On December 20, 2020, representatives from the unidentified foreign country gave the package to an FBI attaché. Six days later, the FBI sent an encrypted email to Toebbe, who spent the next several months falsely believing that he was communicating with a representative of the foreign government.

After the undercover agent issued a $10,000 payment in cryptocurrency for “good faith,” Toebbe and his wife, Diana, were observed by FBI agents at the dead drop location in Jefferson County, West Virginia, on June 26, 2021. Diana allegedly acted as a lookout, while Toebbe placed an SD card inside a peanut butter sandwich that was used for the dead drop.

When the undercover agent paid $20,000 in cryptocurrency, Toebbe reportedly provided the password to the encrypted files, which contained sensitive military design elements, operating parameters, and performance characteristics of Virginia-class submarine reactors.

On August 28, Toebbe made another dead drop of an SD card in eastern Virginia, this time concealing the card in a chewing gum package. After making a payment to Toebbe of $70,000 in cryptocurrency, the FBI received a decryption key for the card, which contained more classified information regarding military-grade nuclear submarines.

On Saturday, the FBI and the Naval Criminal Investigative Service (NCIS) arrested Toebbe and his wife for violating the Atomic Energy Act. According to the criminal complaint, they were charged with Conspiracy to Communicate Restricted Data and Communication of Restricted Data.

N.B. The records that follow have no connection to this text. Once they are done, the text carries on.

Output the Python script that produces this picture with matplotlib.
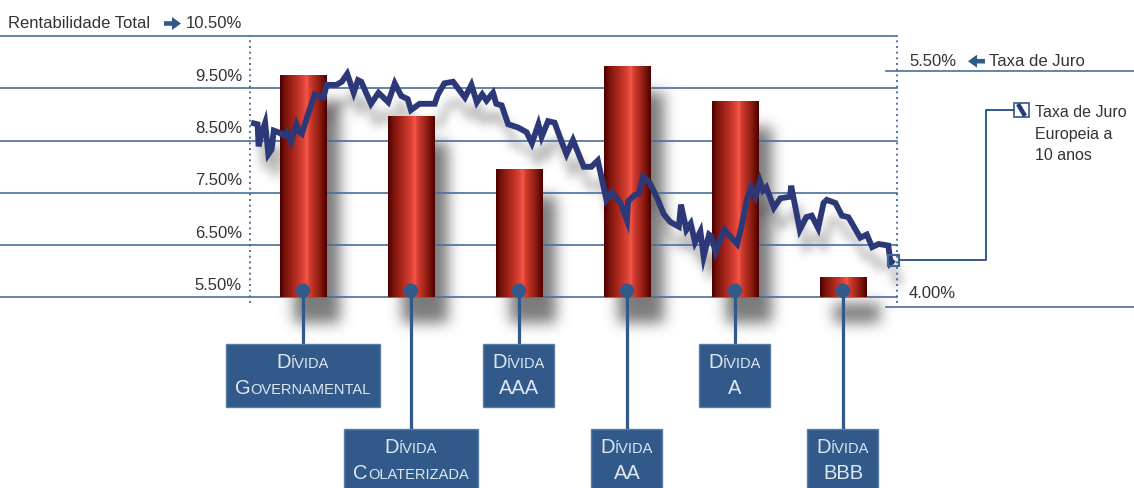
import numpy as np
import matplotlib
matplotlib.use("Agg")
import matplotlib.pyplot as plt
from matplotlib.colors import LinearSegmentedColormap
from matplotlib.patches import Rectangle, Circle, FancyArrow
from matplotlib.lines import Line2D
from matplotlib.transforms import IdentityTransform

# --- dados ---
CATEGORIAS = ["Dívida\nGovernamental", "Dívida\nColaterizada", "Dívida\nAAA",
              "Dívida\nAA", "Dívida\nA", "Dívida\nBBB"]
RENTABILIDADE = [9.73, 8.96, 7.94, 9.92, 9.25, 5.88]   # % (eixo esquerdo)
TICKS_ESQ = [10.5, 9.5, 8.5, 7.5, 6.5, 5.5]
TICKS_DIR = [5.5, 4.0]

# taxa de juro europeia a 10 anos (eixo direito), posição no tempo na escala das barras
TEMPO = [-0.48, -0.42, -0.41, -0.38, -0.35, -0.32, -0.29, -0.27, -0.23, -0.18,
         -0.15, -0.11, -0.06, -0.03, -0.01, 0.05, 0.11, 0.19, 0.22, 0.31,
         0.36, 0.41, 0.47, 0.51, 0.54, 0.63, 0.70, 0.73, 0.79, 0.85,
         0.91, 0.97, 1.00, 1.08, 1.16, 1.22, 1.25, 1.31, 1.39, 1.50,
         1.56, 1.61, 1.66, 1.70, 1.76, 1.79, 1.84, 1.90, 1.99, 2.07,
         2.12, 2.18, 2.21, 2.27, 2.33, 2.40, 2.44, 2.50, 2.60, 2.67,
         2.73, 2.81, 2.86, 2.94, 3.00, 3.01, 3.07, 3.11, 3.15, 3.21,
         3.28, 3.34, 3.40, 3.48, 3.50, 3.55, 3.59, 3.63, 3.68, 3.71,
         3.76, 3.78, 3.82, 3.90, 4.02, 4.06, 4.11, 4.15, 4.19, 4.23,
         4.26, 4.29, 4.36, 4.42, 4.51, 4.52, 4.60, 4.66, 4.71, 4.77,
         4.82, 4.85, 4.93, 4.99, 5.05, 5.16, 5.22, 5.27, 5.33, 5.42,
         5.44, 5.47]
TAXA_JURO = [5.17, 5.16, 5.02, 5.11, 5.17, 4.97, 5.00, 5.12, 5.11, 5.09,
             5.11, 5.05, 5.16, 5.11, 5.10, 5.23, 5.35, 5.33, 5.41, 5.41,
             5.43, 5.48, 5.36, 5.44, 5.43, 5.29, 5.36, 5.34, 5.30, 5.42,
             5.34, 5.32, 5.25, 5.29, 5.29, 5.29, 5.35, 5.42, 5.43, 5.33,
             5.41, 5.30, 5.35, 5.31, 5.36, 5.29, 5.28, 5.16, 5.14, 5.11,
             5.04, 5.16, 5.08, 5.18, 5.17, 5.04, 4.97, 5.06, 4.89, 4.89,
             4.93, 4.68, 4.73, 4.66, 4.55, 4.67, 4.71, 4.72, 4.83, 4.79,
             4.69, 4.59, 4.54, 4.51, 4.65, 4.49, 4.53, 4.41, 4.48, 4.32,
             4.46, 4.45, 4.35, 4.49, 4.40, 4.51, 4.68, 4.76, 4.70, 4.80,
             4.74, 4.76, 4.63, 4.69, 4.70, 4.77, 4.49, 4.57, 4.58, 4.50,
             4.66, 4.68, 4.66, 4.58, 4.57, 4.44, 4.46, 4.38, 4.40, 4.39,
             4.28, 4.30]

BASE = 5.5

AZUL = "#31598a"
GRELHA = "#4a6d9c"
NAVY = "#2c3877"
TEXTO = "#333333"

plt.rcParams["font.family"] = ["Liberation Sans", "DejaVu Sans"]

W, H = 1134, 488
fig = plt.figure(figsize=(W / 100, H / 100), dpi=100)
fig.patch.set_facecolor("white")
PX = IdentityTransform()


def yp(y):
    # pixel a contar de cima -> coordenada de ecrã
    return H - y


# área do gráfico: x 250..897, y 36..307 (pixels a partir do topo)
ax = fig.add_axes([250 / W, (H - 307) / H, 647 / W, 271 / H])
ax.set_xlim(-0.49, 5.5)
ax.set_ylim(10.5 - 271 / 52.25, 10.5)
ax.axis("off")
ax2 = ax.twinx()
ax2.set_ylim(4.0, 5.5 + (70.7 - 36) / 157.5)
ax2.axis("off")


def _blur(a, s):
    r = int(3 * s)
    k = np.exp(-0.5 * (np.arange(-r, r + 1) / s) ** 2)
    k /= k.sum()
    a = np.apply_along_axis(np.convolve, 1, a, k, mode="same")
    a = np.apply_along_axis(np.convolve, 0, a, k, mode="same")
    return a


def sombra(dx, dy, sigma, alpha, cinza):
    def filtro(im, dpi):
        pad = int(3 * sigma + max(abs(dx), abs(dy))) + 2
        src = np.pad(im, ((pad, pad), (pad, pad), (0, 0)))
        out = np.zeros_like(src)
        out[..., :3] = cinza
        out[..., 3] = np.clip(_blur(src[..., 3] * alpha, sigma), 0, 1)
        out = np.roll(out, dx, axis=1)
        out = np.roll(out, dy, axis=0)
        return out, -pad, -pad
    return filtro


x_bar = np.arange(len(RENTABILIDADE))
larg = 0.43

# linhas de grelha (esquerda) e do eixo direito
for v in TICKS_ESQ:
    ax.axhline(v, xmin=-250 / 647, xmax=1.0, color=GRELHA, lw=1.2,
               clip_on=False, zorder=1.7)
for v in TICKS_DIR:
    ax2.axhline(v, xmin=(886 - 250) / 647, xmax=(W - 250) / 647,
                color=GRELHA, lw=1.2, clip_on=False, zorder=1)

# verticais pontilhadas nos limites do gráfico
for xv in ax.get_xlim():
    ax.axvline(xv, ymin=4 / 271, ymax=1.0, color="#3a5f90", lw=1.2,
               ls=(0, (1.2, 2.2)), clip_on=False, zorder=1.8)

# sombras das barras
sb = ax.bar(x_bar, np.array(RENTABILIDADE) - BASE, bottom=BASE, width=larg,
            color="black", zorder=1.2)
for p in sb:
    p.set_agg_filter(sombra(14, 26, 7, 0.72, 0.28))
    p.set_rasterized(True)

# sombra da linha
ls_, = ax.plot(TEMPO, TAXA_JURO, color="black", lw=4.2,
               transform=ax2.transData, zorder=1.3)
ls_.set_agg_filter(sombra(6, 20, 5, 0.45, 0.3))
ls_.set_rasterized(True)

# barras cilíndricas
cmap = LinearSegmentedColormap.from_list("cil", [
    (0.0, "#4a0000"), (0.12, "#7c140c"), (0.35, "#b72d22"),
    (0.52, "#e4473a"), (0.57, "#f45848"), (0.63, "#d43d30"),
    (0.85, "#8a1a10"), (1.0, "#4c0000")])
grad = np.linspace(0, 1, 256)[None, :]
for xi, v in zip(x_bar, RENTABILIDADE):
    ax.imshow(grad, cmap=cmap, extent=(xi - larg / 2, xi + larg / 2, BASE, v),
              aspect="auto", interpolation="bilinear", zorder=2)
ax.set_xlim(-0.49, 5.5)
ax.set_ylim(10.5 - 271 / 52.25, 10.5)

# linha da taxa de juro
ax2.plot(TEMPO, TAXA_JURO, color=NAVY, lw=4.2, solid_joinstyle="miter",
         solid_capstyle="butt", zorder=3)
ax2.set_xlim(-0.49, 5.5)
ax2.set_ylim(4.0, 5.5 + (70.7 - 36) / 157.5)

# rótulos do eixo esquerdo
for v in TICKS_ESQ:
    y = ax.transData.transform((0, v))[1]
    fig.text(242, y + 7.5, f"{v:.2f}%", transform=PX, ha="right",
             va="baseline", fontsize=12, color=TEXTO)
y_top = ax.transData.transform((0, TICKS_ESQ[0]))[1]
fig.text(8, y_top + 7.5, "Rentabilidade Total", transform=PX, ha="left",
         va="baseline", fontsize=12, color=TEXTO)
fig.add_artist(FancyArrow(164, y_top + 12.5, 8, 0, width=4.6, head_width=13,
                          head_length=9, transform=PX, color=AZUL, lw=0))

# rótulos do eixo direito
for v, off in zip(TICKS_DIR, (5, 9)):
    y = ax2.transData.transform((0, v))[1]
    fig.text(909, y + off, f"{v:.2f}%", transform=PX, ha="left",
             va="baseline", fontsize=12, color=TEXTO)
y55 = ax2.transData.transform((0, TICKS_DIR[0]))[1]
fig.add_artist(FancyArrow(985, y55 + 9.5, -8, 0, width=4.6, head_width=13,
                          head_length=9, transform=PX, color=AZUL, lw=0))
fig.text(989, y55 + 5, "Taxa de Juro", transform=PX, ha="left",
         va="baseline", fontsize=12, color=TEXTO)

# quadrado no fim da linha e ligação à legenda
xe, ye = ax2.transData.transform((TEMPO[-1], TAXA_JURO[-1]))
fig.add_artist(Rectangle((xe - 5.5, ye - 6), 11, 11, transform=PX, fc="none",
                         ec="#3d6696", lw=1.5, zorder=4))
fig.add_artist(Line2D([xe + 5.5, 986, 986, 1014], [ye, ye, yp(110), yp(110)],
                      transform=PX, color=AZUL, lw=1.4))
fig.add_artist(Rectangle((1014, yp(117)), 15, 14, transform=PX, fc="white",
                         ec="#3d6696", lw=1.3))
fig.add_artist(Line2D([1018, 1025], [yp(104), yp(116)], transform=PX,
                      color=NAVY, lw=3.2, solid_capstyle="butt"))
for i, s in enumerate(["Taxa de Juro", "Europeia a", "10 anos"]):
    fig.text(1035, yp(117 + 21.5 * i), s, transform=PX, ha="left",
             va="baseline", fontsize=11.5, color=TEXTO)

# caixas com as categorias
renderer = fig.canvas.get_renderer()
CLARO = "#dfe7f1"


def versalete(xc, yb, texto, grande=14.5, pequena=10.5):
    # minúsculas desenhadas como maiúsculas pequenas
    runs = []
    for ch in texto:
        g = not ch.islower()
        if runs and runs[-1][1] == g:
            runs[-1][0] += ch
        else:
            runs.append([ch, g])
    partes, x = [], 0.0
    for s, g in runs:
        t = fig.text(0, yb, s.upper(), transform=PX, ha="left", va="baseline",
                     fontsize=grande if g else pequena, color=CLARO, zorder=6)
        partes.append((t, x))
        x += t.get_window_extent(renderer).width
    for t, dx in partes:
        t.set_x(xc - x / 2 + dx)
    return x


for i, (xi, cat) in enumerate(zip(x_bar, CATEGORIAS)):
    xc, yb = ax.transData.transform((xi, BASE))
    cy = yb + 6.5
    topo = 344 if i % 2 == 0 else 429
    fig.add_artist(Line2D([xc, xc], [cy, yp(topo)], transform=PX, color=AZUL,
                          lw=2.3, zorder=5))
    fig.add_artist(Circle((xc, cy), 6.5, transform=PX, color=AZUL, zorder=5))
    linhas = cat.split("\n")
    larguras = [versalete(xc, yp(topo + 24 + 26 * k), ln)
                for k, ln in enumerate(linhas)]
    bw = max(71, max(larguras) + 18)
    fig.add_artist(Rectangle((xc - bw / 2, yp(topo + 62.5)), bw, 62.5,
                             transform=PX, fc=AZUL, ec="#5a7eaa", lw=1,
                             zorder=5.5))

fig.savefig("out.png", dpi=100, facecolor="white")
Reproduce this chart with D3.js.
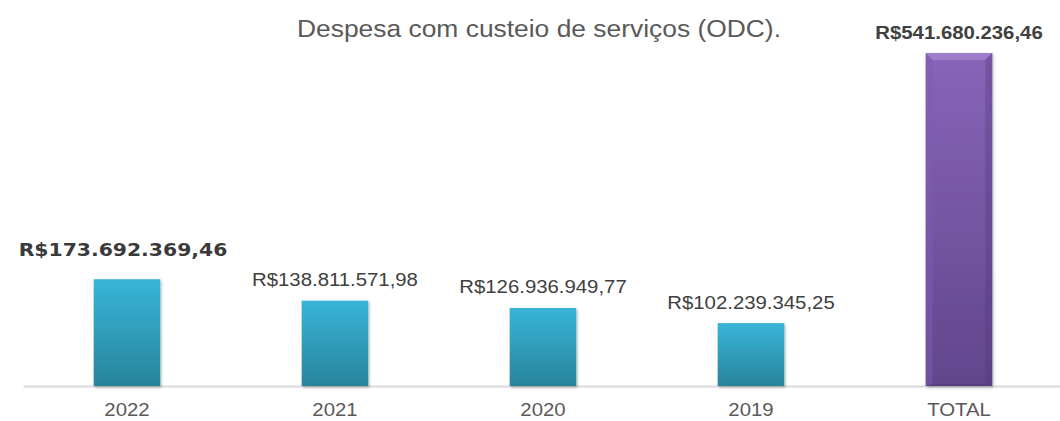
<!DOCTYPE html>
<html>
<head>
<meta charset="utf-8">
<script src="https://cdn.jsdelivr.net/npm/d3@7"></script>
<style>
  body { margin: 0; background: #fff; }
  svg { display: block; font-family: "Liberation Sans", Arial, sans-serif; }
</style>
</head>
<body>
<div id="chart"></div>
<script>
// chart data
var categories = ["2022", "2021", "2020", "2019", "TOTAL"];
var values = [173692369.46, 138811571.98, 126936949.77, 102239345.25, 541680236.46];
var title = "Despesa com custeio de serviços (ODC).";

var width = 1060, height = 421;
var margin = { top: 53, right: -3, bottom: 35, left: 23 };
var stretch = 1.1; // text in the picture is a bit wider than tall

var brl = d3.formatLocale({ decimal: ",", thousands: ".", grouping: [3], currency: ["R$", ""] });
var fmt = brl.format("$,.2f");

var svg = d3.select("#chart").append("svg")
    .attr("width", width)
    .attr("height", height);

var defs = svg.append("defs");

// blue gradient
var gBlue = defs.append("linearGradient").attr("id", "blue")
    .attr("x1", 0).attr("y1", 0).attr("x2", 0).attr("y2", 1);
gBlue.append("stop").attr("offset", "0%").attr("stop-color", "#38b4d7");
gBlue.append("stop").attr("offset", "100%").attr("stop-color", "#28849c");

// purple gradient
var gPurple = defs.append("linearGradient").attr("id", "purple")
    .attr("x1", 0).attr("y1", 0).attr("x2", 0).attr("y2", 1);
gPurple.append("stop").attr("offset", "0%").attr("stop-color", "#8964b8");
gPurple.append("stop").attr("offset", "100%").attr("stop-color", "#61468c");

var shadow = defs.append("filter").attr("id", "shadow")
    .attr("x", "-20%").attr("y", "-5%").attr("width", "140%").attr("height", "115%");
shadow.append("feDropShadow").attr("dx", 1).attr("dy", 1.5)
    .attr("stdDeviation", 1.5).attr("flood-color", "#000").attr("flood-opacity", 0.3);

var x_scale = d3.scaleBand()
    .domain(categories)
    .range([margin.left, width - margin.right])
    .paddingInner(0.68)
    .paddingOuter(0.34);

var y_scale = d3.scaleLinear()
    .domain([0, d3.max(values)])
    .range([height - margin.bottom, margin.top]);

var data = categories.map(function(c, i) {
    return { cat: c, value: values[i], total: c === "TOTAL" };
});

// title
svg.append("text")
    .attr("transform", "translate(539,37) scale(" + stretch + ",1)")
    .attr("text-anchor", "middle")
    .style("font-size", "24px")
    .style("fill", "#595959")
    .text(title);

// x axis
var axis = svg.append("g")
    .attr("transform", "translate(0," + y_scale(0) + ")")
    .call(d3.axisBottom(x_scale).tickSize(0).tickPadding(16.6));

axis.select(".domain")
    .attr("stroke", "#d9d9d9")
    .attr("stroke-width", 2);

axis.selectAll("text")
    .attr("transform", "scale(" + stretch + ",1)")
    .style("font-family", "'Liberation Sans', Arial, sans-serif")
    .style("font-size", "18.5px")
    .style("fill", "#595959");

// bars
var bars = svg.selectAll(".bar")
    .data(data)
    .enter().append("g")
    .attr("class", "bar");

bars.append("rect")
    .attr("x", function(d) { return x_scale(d.cat); })
    .attr("y", function(d) { return y_scale(d.value); })
    .attr("width", x_scale.bandwidth())
    .attr("height", function(d) { return y_scale(0) - y_scale(d.value); })
    .attr("filter", "url(#shadow)")
    .style("fill", function(d) { return d.total ? "url(#purple)" : "url(#blue)"; });

// bevel on the total bar
var bev = 7;
bars.filter(function(d) { return d.total; }).each(function(d) {
    var x0 = x_scale(d.cat), x1 = x0 + x_scale.bandwidth();
    var y0 = y_scale(d.value), y1 = y_scale(0);
    var g = d3.select(this);
    g.append("polygon")
        .attr("points", [[x0, y0], [x1, y0], [x1 - bev, y0 + bev], [x0 + bev, y0 + bev]].join(" "))
        .style("fill", "#a486cf").style("opacity", 0.75);
    g.append("polygon")
        .attr("points", [[x0, y0], [x0 + bev, y0 + bev], [x0 + bev, y1 - 2], [x0, y1]].join(" "))
        .style("fill", "#7e5bb3").style("opacity", 0.5);
    g.append("polygon")
        .attr("points", [[x1, y0], [x1 - bev, y0 + bev], [x1 - bev, y1 - 2], [x1, y1]].join(" "))
        .style("fill", "#4d3573").style("opacity", 0.3);
    g.append("polygon")
        .attr("points", [[x0, y1], [x0 + bev, y1 - 2], [x1 - bev, y1 - 2], [x1, y1]].join(" "))
        .style("fill", "#4d3573").style("opacity", 0.4);
});

// value labels
bars.append("text")
    .attr("transform", function(d, i) {
        var cx = x_scale(d.cat) + x_scale.bandwidth() / 2 - (i === 0 ? 4 : 0);
        var gap = i === 0 ? 23 : 14.5;
        return "translate(" + cx + "," + (y_scale(d.value) - gap) + ") scale(" + stretch + ",1)";
    })
    .attr("text-anchor", "middle")
    .style("font-family", function(d, i) {
        return i === 0 ? "'DejaVu Sans', sans-serif" : "'Liberation Sans', Arial, sans-serif";
    })
    .style("font-weight", function(d, i) { return (i === 0 || d.total) ? "bold" : "normal"; })
    .style("font-size", "18.5px")
    .style("fill", function(d, i) { return i === 0 ? "#3a3a3a" : "#404040"; })
    .text(function(d) { return fmt(d.value); });
</script>
</body>
</html>
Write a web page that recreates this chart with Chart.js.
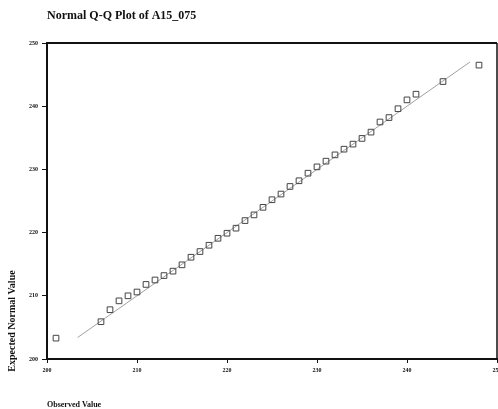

“The complaint charges a plot to transmit information relating to the design of our nuclear submarines to a foreign nation,” said Attorney General Merrick Garland in a recent press release. “The work of the FBI, Department of Justice prosecutors, the Naval Criminal Investigative Service and the Department of Energy was critical in thwarting the plot charged in the complaint and taking this first step in bringing the perpetrators to justice.”